Arthur Johnson, now 63, was accused of taking part in two escape attempts during his early years in prison, the last time in 1984.
But lawyers trying to get him moved to the general prison population say the second claim of an escape attempt seems farfetched because he was already in solitary at the time. In any case, they say, he has had only three minor infractions in the past 25 years.
Bret Grote, an attorney at the Pittsburgh-based Abolitionist Law Center, which fights for prisoner rights, said the punishment amounts to torture. In a federal lawsuit, he argues it violates constitutional protections against cruel and unusual punishment.
It's "unthinkable, unimaginable," he told The Philadelphia Inquirer (http://bit.ly/1WN5ihF ).

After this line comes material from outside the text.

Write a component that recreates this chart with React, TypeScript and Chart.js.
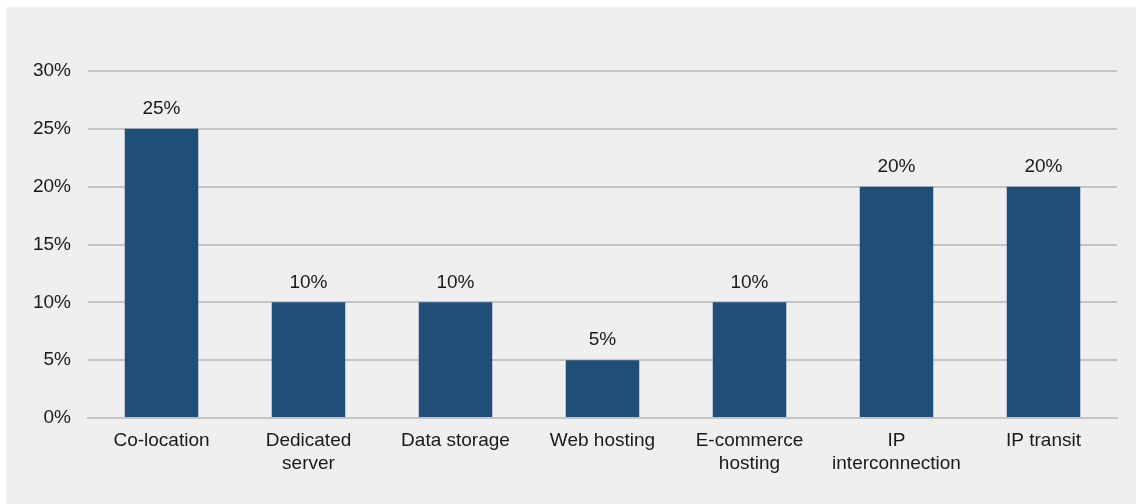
import React, { useEffect, useRef } from "react";
import { Chart, registerables } from "chart.js";

Chart.register(...registerables);

const categories: (string | string[])[] = [
  "Co-location",
  ["Dedicated", "server"],
  "Data storage",
  "Web hosting",
  ["E-commerce", "hosting"],
  ["IP", "interconnection"],
  "IP transit",
];
const shares: number[] = [25, 10, 10, 5, 10, 20, 20];
const yTicks: number[] = [0, 5, 10, 15, 20, 25, 30];

const FONT = "'Liberation Sans', Arial, sans-serif";

const valueLabels = {
  id: "valueLabels",
  afterDatasetsDraw(chart: any) {
    const ctx = chart.ctx;
    const meta = chart.getDatasetMeta(0);
    ctx.save();
    ctx.font = `19px ${FONT}`;
    ctx.fillStyle = "#1a1a1a";
    ctx.textAlign = "center";
    ctx.textBaseline = "middle";
    meta.data.forEach((bar: any, i: number) => {
      ctx.fillText(`${shares[i]}%`, bar.x, bar.y - 20);
    });
    ctx.restore();
  },
};

export default function App() {
  const ref = useRef<HTMLCanvasElement>(null);
  useEffect(() => {
    if (!ref.current) return;
    const chart = new Chart(ref.current, {
      type: "bar",
      data: {
        labels: categories,
        datasets: [
          {
            data: shares,
            backgroundColor: "#1f4e79",
            borderColor: "#8a9cb0",
            borderWidth: 0,
            barPercentage: 0.5,
            categoryPercentage: 1,
          },
        ],
      },
      options: {
        animation: false,
        responsive: false,
        maintainAspectRatio: false,
        layout: { padding: { top: 64, left: 0, right: 19, bottom: 0 } },
        plugins: { legend: { display: false }, tooltip: { enabled: false } },
        scales: {
          x: {
            grid: { display: false, drawTicks: false },
            border: { display: true, color: "#c4c4c4", width: 2 },
            ticks: {
              color: "#1a1a1a",
              font: { family: FONT, size: 19, lineHeight: 1.2 },
              padding: 11.6,
              maxRotation: 0,
              autoSkip: false,
            },
            afterFit: (s: any) => {
              s.height = 497 - 411;
            },
          },
          y: {
            min: 0,
            max: 30,
            afterBuildTicks: (s: any) => {
              s.ticks = yTicks.map((v) => ({ value: v }));
            },
            grid: { color: "#c4c4c4", lineWidth: 2, drawTicks: false },
            border: { display: false },
            ticks: {
              color: "#1a1a1a",
              font: { family: FONT, size: 19 },
              padding: 17,
              callback: (v: any) => `${v}%`,
            },
            afterFit: (s: any) => {
              s.width = 82;
            },
          },
        },
      },
      plugins: [valueLabels],
    });
    return () => chart.destroy();
  }, []);
  return (
    <div
      style={{
        position: "fixed",
        left: 6,
        top: 7,
        width: 1130,
        height: 497,
        background: "#efefef",
      }}
    >
      <canvas ref={ref} width={1130} height={497} style={{ display: "block" }} />
    </div>
  );
}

Prison officials wouldn't discuss Johnson's case but said grounds for placement in solitary include a history of assaults inprison, sexual abuse and escape attempts.
Johnson wrote in a declaration that is part of his lawsuit that prison officials have not allowed him to work, take classes, or participate in prison activities for 36 years.
Solitary, he wrote, "has caused me to not feel emotions like I once did. I can no longer understand the feelings of others. I feel flat and depressed." His cell is "smaller than many cages used to hold animals at zoos," he wrote.
Johnson is now held at the State Correctional Institution in Frackville, about 100 miles northwest of Philadelphia. A teenager at the time of the crime, he was placed in what is officially known as "restricted housing" in 1979, when he was 27.
According to his lawsuit, he lives in a 7-by-12-foot space where the lights stay on day and night. He can't see or talk to other inmates. He leaves the cell only to shower, alone, three times a week, and for hour-long outdoor recreation in a caged area about the size of his cell five days a week.
There is only one other Pennsylvania inmate in solitary longer than Johnson: An inmate who killed a guard has been in restricted housing since 1973.
Johnson got involved in a fatal gang fight in 1970. An accomplice who passed a polygraph test blamed Johnson, who court records show confessed, was tried and was sentenced to life in prison without parole. He later claimed police beat him and that the confession should not have been admitted because he was classified as "educable mentally retarded," but his appeal failed.
His lawyers said he became a target for "severe state repression" when he began associating with imprisoned members of the black liberation movement in the 1970s.
He has been moved around nearly a dozen state prisons since 1979, but always in solitary, except for six months in 1989-90, when he was housed in federal custody for space reasons, the Inquirer reported.
His lawyers speculate that institutional inertia may play a role in why Johnson is still stuck in solitary.
"This person has been locked down for so long, that sends the message to the guards, to those who run the institution ... that this is where Mr. Johnson belongs," Grote said.